Exercise: Each line from the top of the listing through the one holding "from matplotlib.ticker import" should be restated word for word, with nothing added and no pictures.

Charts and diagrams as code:
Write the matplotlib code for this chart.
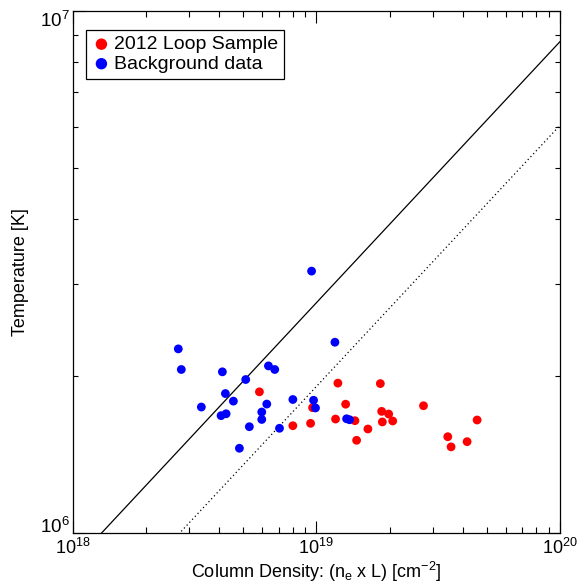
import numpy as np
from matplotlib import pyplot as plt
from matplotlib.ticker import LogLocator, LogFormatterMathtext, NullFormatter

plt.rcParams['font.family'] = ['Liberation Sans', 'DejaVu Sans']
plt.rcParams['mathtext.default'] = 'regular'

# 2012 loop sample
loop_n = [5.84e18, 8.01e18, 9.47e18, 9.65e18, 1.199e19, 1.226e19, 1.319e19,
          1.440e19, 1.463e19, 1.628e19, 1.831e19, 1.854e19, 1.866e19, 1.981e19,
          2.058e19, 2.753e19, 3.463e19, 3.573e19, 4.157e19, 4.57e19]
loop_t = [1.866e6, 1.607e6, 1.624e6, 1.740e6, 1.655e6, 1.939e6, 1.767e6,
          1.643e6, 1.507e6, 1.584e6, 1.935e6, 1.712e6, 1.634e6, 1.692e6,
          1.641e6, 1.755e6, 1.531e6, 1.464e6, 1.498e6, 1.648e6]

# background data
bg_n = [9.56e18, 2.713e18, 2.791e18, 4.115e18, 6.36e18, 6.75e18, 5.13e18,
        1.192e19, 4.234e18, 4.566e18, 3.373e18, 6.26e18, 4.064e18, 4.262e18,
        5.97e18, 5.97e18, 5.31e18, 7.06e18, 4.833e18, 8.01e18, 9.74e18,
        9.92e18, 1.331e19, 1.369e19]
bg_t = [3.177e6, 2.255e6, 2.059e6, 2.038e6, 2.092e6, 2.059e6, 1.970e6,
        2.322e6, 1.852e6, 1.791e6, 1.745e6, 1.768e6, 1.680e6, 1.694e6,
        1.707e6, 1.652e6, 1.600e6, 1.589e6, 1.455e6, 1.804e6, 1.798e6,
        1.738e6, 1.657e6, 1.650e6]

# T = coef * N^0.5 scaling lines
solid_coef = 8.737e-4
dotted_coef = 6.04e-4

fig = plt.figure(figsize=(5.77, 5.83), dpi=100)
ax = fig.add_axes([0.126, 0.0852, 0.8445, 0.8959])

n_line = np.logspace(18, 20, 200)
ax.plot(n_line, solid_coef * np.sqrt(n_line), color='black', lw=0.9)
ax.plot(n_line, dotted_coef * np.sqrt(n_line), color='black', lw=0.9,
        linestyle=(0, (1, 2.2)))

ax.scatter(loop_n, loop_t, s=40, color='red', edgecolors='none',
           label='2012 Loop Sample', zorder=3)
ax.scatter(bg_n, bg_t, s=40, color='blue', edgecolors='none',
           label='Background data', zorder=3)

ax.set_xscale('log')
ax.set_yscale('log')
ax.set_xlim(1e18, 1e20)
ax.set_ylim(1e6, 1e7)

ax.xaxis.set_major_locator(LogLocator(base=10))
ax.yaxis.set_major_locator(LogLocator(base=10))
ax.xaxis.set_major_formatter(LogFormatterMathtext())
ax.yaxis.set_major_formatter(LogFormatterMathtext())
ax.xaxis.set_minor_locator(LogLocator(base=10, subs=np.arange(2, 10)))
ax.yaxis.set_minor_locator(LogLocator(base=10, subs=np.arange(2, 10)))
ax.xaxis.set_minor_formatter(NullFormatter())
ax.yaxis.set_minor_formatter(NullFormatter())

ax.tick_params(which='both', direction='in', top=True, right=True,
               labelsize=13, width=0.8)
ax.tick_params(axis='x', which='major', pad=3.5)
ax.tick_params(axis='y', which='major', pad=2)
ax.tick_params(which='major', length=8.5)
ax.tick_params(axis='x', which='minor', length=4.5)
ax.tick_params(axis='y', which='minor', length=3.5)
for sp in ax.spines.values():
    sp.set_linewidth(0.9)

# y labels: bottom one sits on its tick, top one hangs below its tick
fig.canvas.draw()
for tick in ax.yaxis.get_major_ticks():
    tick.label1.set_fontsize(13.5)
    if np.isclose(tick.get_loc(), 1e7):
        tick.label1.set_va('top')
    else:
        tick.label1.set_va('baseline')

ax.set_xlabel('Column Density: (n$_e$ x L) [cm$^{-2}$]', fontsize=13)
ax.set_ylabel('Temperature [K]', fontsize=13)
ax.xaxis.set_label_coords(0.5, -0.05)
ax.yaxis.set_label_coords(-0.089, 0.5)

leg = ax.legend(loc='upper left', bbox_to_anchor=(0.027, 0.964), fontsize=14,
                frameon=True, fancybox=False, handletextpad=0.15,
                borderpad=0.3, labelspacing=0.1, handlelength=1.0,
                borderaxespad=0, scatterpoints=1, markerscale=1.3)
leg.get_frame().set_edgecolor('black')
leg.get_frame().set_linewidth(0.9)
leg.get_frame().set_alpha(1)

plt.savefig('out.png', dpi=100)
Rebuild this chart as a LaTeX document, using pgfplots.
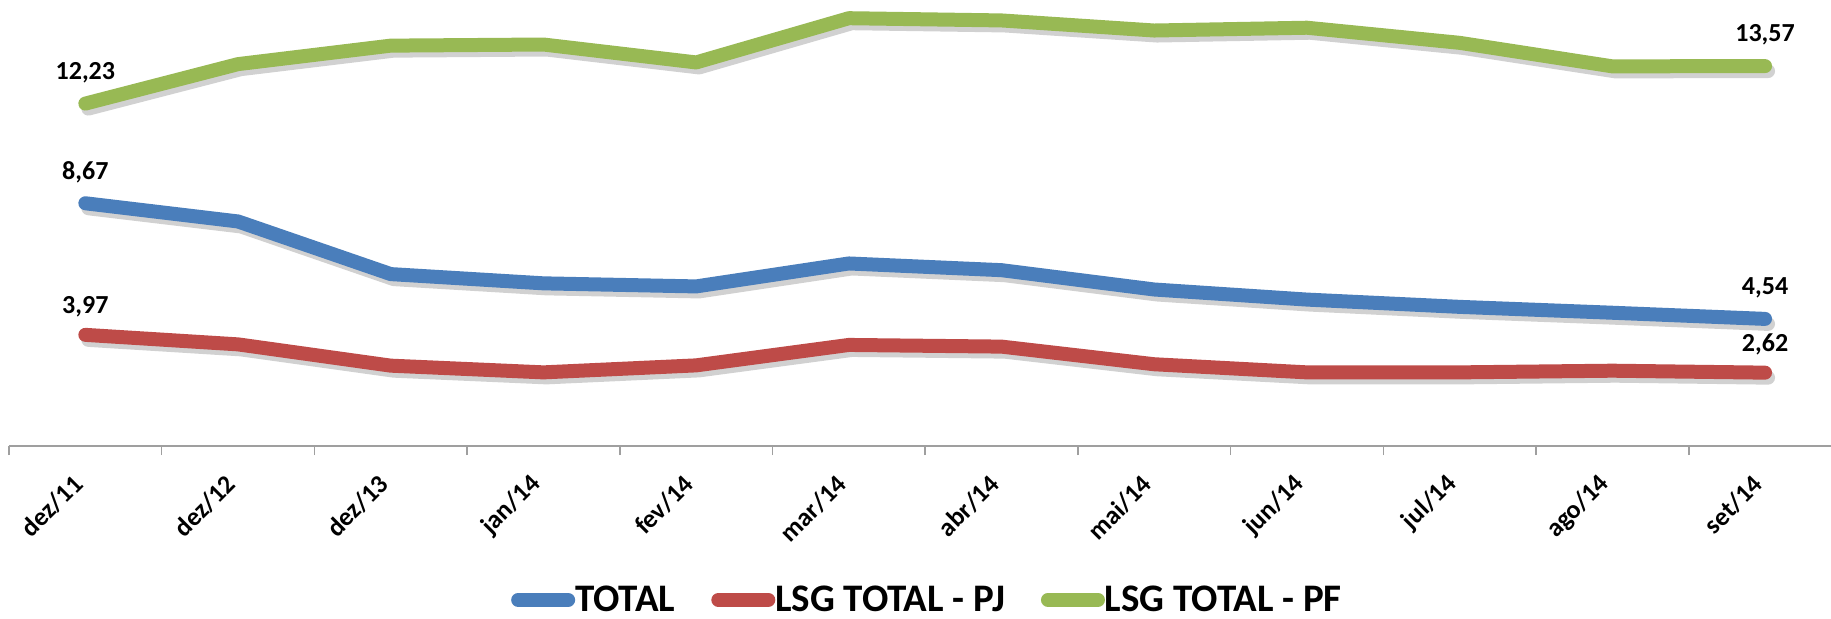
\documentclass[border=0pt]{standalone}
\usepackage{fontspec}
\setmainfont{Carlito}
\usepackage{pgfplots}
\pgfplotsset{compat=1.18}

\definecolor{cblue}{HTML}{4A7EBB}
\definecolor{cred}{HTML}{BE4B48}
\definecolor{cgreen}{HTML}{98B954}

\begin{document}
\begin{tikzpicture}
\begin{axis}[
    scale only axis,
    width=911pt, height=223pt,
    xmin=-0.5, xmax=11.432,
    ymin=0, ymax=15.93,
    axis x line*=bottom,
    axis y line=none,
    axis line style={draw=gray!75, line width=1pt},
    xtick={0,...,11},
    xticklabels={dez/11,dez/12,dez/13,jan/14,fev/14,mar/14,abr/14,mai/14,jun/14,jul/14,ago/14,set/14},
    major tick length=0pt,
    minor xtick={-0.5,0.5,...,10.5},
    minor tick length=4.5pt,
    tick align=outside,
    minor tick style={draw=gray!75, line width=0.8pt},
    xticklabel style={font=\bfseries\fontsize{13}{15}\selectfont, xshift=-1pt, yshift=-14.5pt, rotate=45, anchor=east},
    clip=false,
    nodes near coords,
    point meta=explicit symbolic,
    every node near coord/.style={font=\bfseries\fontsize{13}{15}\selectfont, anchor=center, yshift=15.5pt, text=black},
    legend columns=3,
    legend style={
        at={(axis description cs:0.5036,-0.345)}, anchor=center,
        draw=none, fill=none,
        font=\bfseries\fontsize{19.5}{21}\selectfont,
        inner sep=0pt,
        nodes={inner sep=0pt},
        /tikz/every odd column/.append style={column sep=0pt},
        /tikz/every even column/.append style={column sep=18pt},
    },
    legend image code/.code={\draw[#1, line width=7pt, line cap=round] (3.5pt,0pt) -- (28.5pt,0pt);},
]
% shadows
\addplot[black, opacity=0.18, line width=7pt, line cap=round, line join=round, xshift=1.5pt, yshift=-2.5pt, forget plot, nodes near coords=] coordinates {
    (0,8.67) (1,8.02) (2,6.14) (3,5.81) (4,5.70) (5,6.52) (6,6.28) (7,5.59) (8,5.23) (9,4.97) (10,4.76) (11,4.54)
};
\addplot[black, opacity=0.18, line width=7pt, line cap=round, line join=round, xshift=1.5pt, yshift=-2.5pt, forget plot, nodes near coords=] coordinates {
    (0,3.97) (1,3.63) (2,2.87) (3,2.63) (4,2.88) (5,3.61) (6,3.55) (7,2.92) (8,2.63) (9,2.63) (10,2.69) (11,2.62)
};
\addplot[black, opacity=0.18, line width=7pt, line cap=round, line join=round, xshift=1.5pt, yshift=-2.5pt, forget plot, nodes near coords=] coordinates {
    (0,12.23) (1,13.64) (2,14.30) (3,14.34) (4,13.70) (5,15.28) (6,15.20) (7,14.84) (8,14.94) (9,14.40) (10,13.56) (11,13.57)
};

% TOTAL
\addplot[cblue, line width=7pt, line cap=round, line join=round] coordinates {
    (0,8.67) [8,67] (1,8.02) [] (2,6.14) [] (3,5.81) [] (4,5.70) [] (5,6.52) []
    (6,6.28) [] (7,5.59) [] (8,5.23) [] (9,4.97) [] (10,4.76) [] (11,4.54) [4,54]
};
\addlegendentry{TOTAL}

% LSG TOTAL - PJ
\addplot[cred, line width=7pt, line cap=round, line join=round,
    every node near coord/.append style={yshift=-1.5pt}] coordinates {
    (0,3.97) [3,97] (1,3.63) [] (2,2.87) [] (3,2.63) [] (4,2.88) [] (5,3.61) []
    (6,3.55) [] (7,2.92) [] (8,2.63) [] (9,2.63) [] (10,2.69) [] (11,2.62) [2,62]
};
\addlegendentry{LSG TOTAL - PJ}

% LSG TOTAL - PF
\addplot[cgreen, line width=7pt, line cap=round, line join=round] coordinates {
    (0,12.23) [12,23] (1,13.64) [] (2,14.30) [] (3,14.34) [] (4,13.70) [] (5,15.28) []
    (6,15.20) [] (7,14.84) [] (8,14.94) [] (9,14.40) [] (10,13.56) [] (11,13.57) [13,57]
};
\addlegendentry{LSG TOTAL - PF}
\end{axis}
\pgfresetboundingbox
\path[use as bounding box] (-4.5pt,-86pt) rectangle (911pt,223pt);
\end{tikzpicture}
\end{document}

Result for this exercise:
Write the matplotlib code for this chart.
import numpy as np
from matplotlib import pyplot as plt
from matplotlib.ticker import LogLocator, LogFormatterMathtext, NullFormatter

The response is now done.